_Written request_:
Exactly as written, write out the lines below from the first to the one containing "1.6008e6, 1.5767e6, 1.5545e6];", inclusive. Pictures do not belong in the copy.
◇ ◇ ◇ ◇
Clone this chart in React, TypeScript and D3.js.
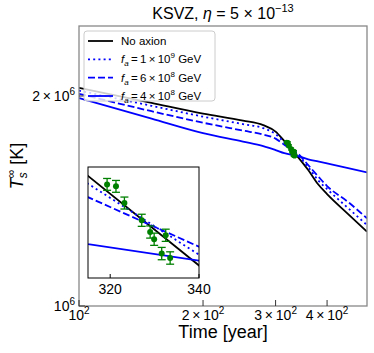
import React from 'react';
import * as d3 from 'd3';

// ---- data ----
const times = [100, 150, 200, 250, 280, 300, 315, 340, 360, 380, 400, 450, 500];
const noAxion = [2.0548e6, 1.9546e6, 1.887e6, 1.844e6, 1.8168e6, 1.7783e6, 1.7239e6, 1.635e6, 1.5663e6, 1.4956e6, 1.447e6, 1.3546e6, 1.278e6];
const fa1e9 = [2.036e6, 1.9364e6, 1.8684e6, 1.8228e6, 1.7989e6, 1.7636e6, 1.716e6, 1.6455e6, 1.5819e6, 1.5155e6, 1.4711e6, 1.3813e6, 1.3065e6];
const fa6e8 = [2.0146e6, 1.902e6, 1.8313e6, 1.7842e6, 1.7608e6, 1.7377e6, 1.7024e6, 1.6533e6, 1.5924e6, 1.5356e6, 1.4857e6, 1.4093e6, 1.3357e6];
const fa4e8 = [1.9861e6, 1.8563e6, 1.7695e6, 1.7206e6, 1.6953e6, 1.673e6, 1.6559e6, 1.6397e6, 1.6231e6, 1.6113e6, 1.6008e6, 1.5767e6, 1.5545e6];

const obsTime = [319.3, 321.3, 323.2, 327.1, 329.0, 329.9, 331.6, 332.5, 333.5];
const obsTemp = [1.7153e6, 1.7133e6, 1.6965e6, 1.6793e6, 1.6677e6, 1.6606e6, 1.6466e6, 1.6645e6, 1.6423e6];
const obsErr = [6000, 6000, 6000, 6000, 6000, 6000, 6000, 6000, 6000];

const legendMantissa = ['1', '6', '4'];
const legendExp = ['9', '8', '8'];

const xTickVals = [100, 200, 300, 400];
const xTickMant = ['', '2\u2009×\u2009', '3\u2009×\u2009', '4\u2009×\u2009'];
const yTickVals = [1e6, 2e6];
const yTickMant = ['', '2\u2009×\u2009'];
const yTickExp = ['6', '6'];
const insetTicks = [320, 340];

const FONT = "'Liberation Sans', Arial, Helvetica, sans-serif";

export default function App() {
  const W = 374, H = 353;
  const L = 79, R = 367, T = 26, B = 306;
  const IL = 88, IR = 199, IT = 167, IB = 278;

  const x = d3.scaleLog().domain([100, 500]).range([L, R]);
  const y = d3.scaleLog().domain([1e6, 2.52e6]).range([B, T]);
  const ix = d3.scaleLinear().domain([315, 340]).range([IL, IR]);
  const iy = d3.scaleLog().domain([1.623e6, 1.733e6]).range([IB, IT]);

  const series = [
    { vals: noAxion, color: '#000000', dash: undefined as string | undefined },
    { vals: fa1e9, color: '#0000ff', dash: '2,3.2' },
    { vals: fa6e8, color: '#0000ff', dash: '7,3' },
    { vals: fa4e8, color: '#0000ff', dash: undefined },
  ];

  const mainLine = d3.line<number>().x((_, i) => x(times[i])).y((d) => y(d)).curve(d3.curveMonotoneX);
  const insetLine = d3.line<number>().x((_, i) => ix(times[i])).y((d) => iy(d));

  const green = '#008000';

  const legendY = [41, 59.3, 77.7, 96];

  return (
    <svg width={W} height={H} style={{ position: 'absolute', left: 0, top: 0, background: '#fff' }} fontFamily={FONT}>
      <defs>
        <clipPath id="mainClip"><rect x={L} y={T} width={R - L} height={B - T} /></clipPath>
        <clipPath id="insetClip"><rect x={IL} y={IT} width={IR - IL} height={IB - IT} /></clipPath>
      </defs>
      <rect x={0} y={0} width={W} height={H} fill="#fff" />

      {/* main lines */}
      <g clipPath="url(#mainClip)">
        {series.map((s, k) => (
          <path key={k} d={mainLine(s.vals) || ''} fill="none" stroke={s.color} strokeWidth={1.8} strokeDasharray={s.dash} />
        ))}
        {obsTime.map((t, i) => (
          <g key={i}>
            <line x1={x(t)} x2={x(t)} y1={y(obsTemp[i] - obsErr[i])} y2={y(obsTemp[i] + obsErr[i])} stroke={green} strokeWidth={1.2} />
            <line x1={x(t) - 3} x2={x(t) + 3} y1={y(obsTemp[i] - obsErr[i])} y2={y(obsTemp[i] - obsErr[i])} stroke={green} strokeWidth={1} />
            <line x1={x(t) - 3} x2={x(t) + 3} y1={y(obsTemp[i] + obsErr[i])} y2={y(obsTemp[i] + obsErr[i])} stroke={green} strokeWidth={1} />
            <circle cx={x(t)} cy={y(obsTemp[i])} r={2.8} fill={green} />
          </g>
        ))}
      </g>

      {/* main frame */}
      <rect x={L} y={T} width={R - L} height={B - T} fill="none" stroke="#888" strokeWidth={1.3} />

      {/* x ticks */}
      {xTickVals.map((v, i) => (
        <g key={i}>
          <line x1={x(v)} x2={x(v)} y1={B} y2={B - 6} stroke="#333" strokeWidth={1} />
          <text x={x(v)} y={320} fontSize={14} textAnchor="middle" fill="#000">
            {xTickMant[i]}10<tspan fontSize={10} dy={-6}>2</tspan>
          </text>
        </g>
      ))}
      {/* y ticks */}
      {yTickVals.map((v, i) => (
        <g key={i}>
          <line x1={L} x2={L + 6} y1={y(v)} y2={y(v)} stroke="#333" strokeWidth={1} />
          <text x={75} y={y(v) + 5} fontSize={14} textAnchor="end" fill="#000">
            {yTickMant[i]}10<tspan fontSize={10} dy={-6}>{yTickExp[i]}</tspan>
          </text>
        </g>
      ))}

      {/* inset */}
      <rect x={IL} y={IT} width={IR - IL} height={IB - IT} fill="#fff" />
      <g clipPath="url(#insetClip)">
        {series.map((s, k) => (
          <path key={k} d={insetLine(s.vals) || ''} fill="none" stroke={s.color} strokeWidth={1.8} strokeDasharray={s.dash} />
        ))}
        {obsTime.map((t, i) => (
          <g key={i}>
            <line x1={ix(t)} x2={ix(t)} y1={iy(obsTemp[i] - obsErr[i])} y2={iy(obsTemp[i] + obsErr[i])} stroke={green} strokeWidth={1.3} />
            <line x1={ix(t) - 4} x2={ix(t) + 4} y1={iy(obsTemp[i] - obsErr[i])} y2={iy(obsTemp[i] - obsErr[i])} stroke={green} strokeWidth={1.3} />
            <line x1={ix(t) - 4} x2={ix(t) + 4} y1={iy(obsTemp[i] + obsErr[i])} y2={iy(obsTemp[i] + obsErr[i])} stroke={green} strokeWidth={1.3} />
            <circle cx={ix(t)} cy={iy(obsTemp[i])} r={3} fill={green} />
          </g>
        ))}
      </g>
      <rect x={IL} y={IT} width={IR - IL} height={IB - IT} fill="none" stroke="#000" strokeWidth={1} />
      {insetTicks.map((v, i) => (
        <g key={i}>
          <line x1={ix(v)} x2={ix(v)} y1={IB} y2={IB - 4} stroke="#000" strokeWidth={1} />
          <text x={ix(v)} y={294} fontSize={14} textAnchor="middle" fill="#000">{v}</text>
        </g>
      ))}

      {/* legend */}
      <rect x={84} y={31} width={131} height={70} rx={3} fill="#fff" fillOpacity={0.8} stroke="#ccc" strokeWidth={1} />
      {series.map((s, k) => (
        <line key={k} x1={88} x2={113} y1={legendY[k]} y2={legendY[k]} stroke={s.color} strokeWidth={1.8} strokeDasharray={s.dash} />
      ))}
      <text x={121} y={legendY[0] + 4} fontSize={11.5} fill="#000">No axion</text>
      {legendMantissa.map((m, i) => (
        <text key={i} x={121} y={legendY[i + 1] + 4} fontSize={11.5} fill="#000">
          <tspan fontStyle="italic">f</tspan>
          <tspan fontSize={8} dy={3} fontStyle="italic">a</tspan>
          <tspan dy={-3}>{'\u2009=\u2009'}{m}{'\u2009×\u2009'}10</tspan>
          <tspan fontSize={8} dy={-5}>{legendExp[i]}</tspan>
          <tspan dy={5}> GeV</tspan>
        </text>
      ))}

      {/* title */}
      <text x={223} y={19} fontSize={16} textAnchor="middle" fill="#000">
        KSVZ, <tspan fontStyle="italic">η</tspan> = 5 × 10<tspan fontSize={11} dy={-7}>−13</tspan>
      </text>

      {/* axis labels */}
      <text x={223} y={338} fontSize={18} textAnchor="middle" fill="#000">Time [year]</text>
      <text transform="translate(23,166) rotate(-90)" fontSize={18} textAnchor="middle" fill="#000">
        <tspan fontStyle="italic">T</tspan>
        <tspan fontSize={12} dy={4} fontStyle="italic">s</tspan>
        <tspan fontSize={12} dx={-6} dy={-12}>∞</tspan>
        <tspan dy={8}> [K]</tspan>
      </text>
    </svg>
  );
}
◇ ◇ ◇ ◇
_Result of the exercise_:
Clone this chart in React, TypeScript and D3.js.
import React from 'react';
import * as d3 from 'd3';

// ---- data ----
const times = [100, 150, 200, 250, 280, 300, 315, 340, 360, 380, 400, 450, 500];
const noAxion = [2.0548e6, 1.9546e6, 1.887e6, 1.844e6, 1.8168e6, 1.7783e6, 1.7239e6, 1.635e6, 1.5663e6, 1.4956e6, 1.447e6, 1.3546e6, 1.278e6];
const fa1e9 = [2.036e6, 1.9364e6, 1.8684e6, 1.8228e6, 1.7989e6, 1.7636e6, 1.716e6, 1.6455e6, 1.5819e6, 1.5155e6, 1.4711e6, 1.3813e6, 1.3065e6];
const fa6e8 = [2.0146e6, 1.902e6, 1.8313e6, 1.7842e6, 1.7608e6, 1.7377e6, 1.7024e6, 1.6533e6, 1.5924e6, 1.5356e6, 1.4857e6, 1.4093e6, 1.3357e6];
const fa4e8 = [1.9861e6, 1.8563e6, 1.7695e6, 1.7206e6, 1.6953e6, 1.673e6, 1.6559e6, 1.6397e6, 1.6231e6, 1.6113e6, 1.6008e6, 1.5767e6, 1.5545e6];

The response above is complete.